The beauty of the pear does come with a trade-off — the narrow, delicate point tends to be vulnerable to chipping. Be sure to choose a setting that surrounds the tip and protects it from damage. 

Why Pear-Cut Stones Make Good Engagement Rings

Brides with an unconventional sense of style favor engagement rings with pear-cut stones because of their variety and the opportunity they offer for self-expression. Changing the length or width can dramatically change the look of the stone. With a pear-shaped engagement ring, you can rest assured that no other will be exactly the same. That may be one reason why A-listers from Elizabeth Taylor to Victoria Beckham have opted for the statement-making shape. Another reason: Its elongated form complements the finger and has a somewhat slimming effect.

Styles of Pear-Shaped Rings


Because pear-cut diamonds are inherently complex, even as a solitaire, they easily hold our attention. No other diamonds needed.

Three Stone

Pear-cut three-stone rings are a jewelry lover’s dream. The pear’s unique shape offers lots of creative options for pairing it with other cuts — or even more of the same.


Cluster rings, composed of multiple stones, make especially great statement pieces when they include pear-cut diamonds of different sizes.


A more subtle way to incorporate pear-cut stones, bands tend to have multiple stones encircling the finger. This style makes for a gorgeous wedding ring.


Gloriously oversize, a cocktail ring provides the perfect setting to highlight a large pear-cut stone, perhaps in a bombe design.


Fashion rings are meant for more casual everyday wear. They present a good chance to explore different types of pear-cut stones: sapphires, emeralds, tourmalines and more.

A Few of Our Favorite Rings

These charmers demonstrate some of the ways designers have used the shape to maximum effect. 

FAQs about Pear-Shaped Rings

Below, our experts answer some of the most common questions about this scintillating style.

Garrard Evermore diamond ring, 2019
Garrard Evermore diamond ring, 2019

Which way do you wear a pear-shaped ring?

Traditionally, a ring with a pear-cut stone is worn with the tip pointing away from the wearer, to mimic the natural shape of a finger. “However, we have seen some alternative designs in which the pear shape is positioned from east to west [lengthwise], which makes for a great, unique setting,” says Izzo, of Peter Suchy Jewelers.

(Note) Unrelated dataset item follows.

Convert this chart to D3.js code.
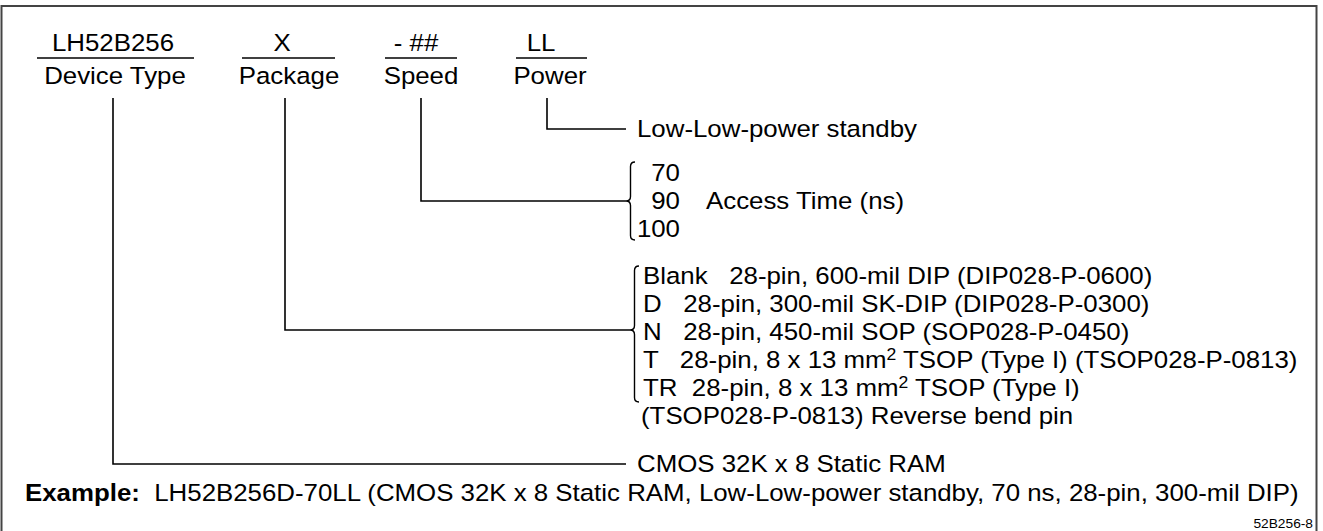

Adds J. Birnbach’s von Nessi, “With the rising popularity of the toi-et-moi-style rings, you will often see this shape slightly angled in its setting.”

It’s also worth noting that different rules apply for different types of jewelry. When a pear-cut gem is worn as a pendant, von Nessi explains, “it is recommended to have the point positioned upwards, so that the necklace lies properly and the pendant will not flip.”

Are pear-shaped engagement rings popular?

While not as popular as rings with brilliant-cut stones, pear-shaped rings have become a go-to recently for brides looking for something a bit different. “It’s a great alternative to the widely used round diamond,” says Izzo.

“As with all diamond shapes, trends come and go,” says von Nessi. Pear shapes, she observes, “are experiencing a resurgence in popularity due to big-name celebrities who have rocked this look — like Cardi B, Paris Hilton and Ariana Grande, to name a few.”

Do pear-cut diamonds look bigger?

Yes! “Because of the shape and tip, they do tend to look bigger” than their square or round counterparts, says Izzo.

Thanks to its long but narrow profile, a pear-cut diamond creates the illusion of a larger stone, giving you more bang for your buck.

Art Deco diamond engagement ring, 1920s, offered by Neil Lane Couture
Art Deco diamond engagement ring, 1920s, offered by Neil Lane Couture

Do pear-cut diamonds sparkle?

“The pear is a modification of the round-brilliant-cut diamond and has a great deal of sparkle,” says Izzo. 

Are pear-shaped diamonds bad luck?

Although superstition has it that pear-shaped diamonds portend sadness because of their resemblance to teardrops, many people believe they represent tears of joy, like those shed on one’s wedding day. According to Izzo, who’s sold countless pear-cut stones, if you’re considering one, there’s nothing to worry about. “No, they’re not bad luck,” he asserts. “That was an old tale.”

In fact, von Nessi argues, “anyone would be lucky to wear this elegant shape as a piece of jewelry!”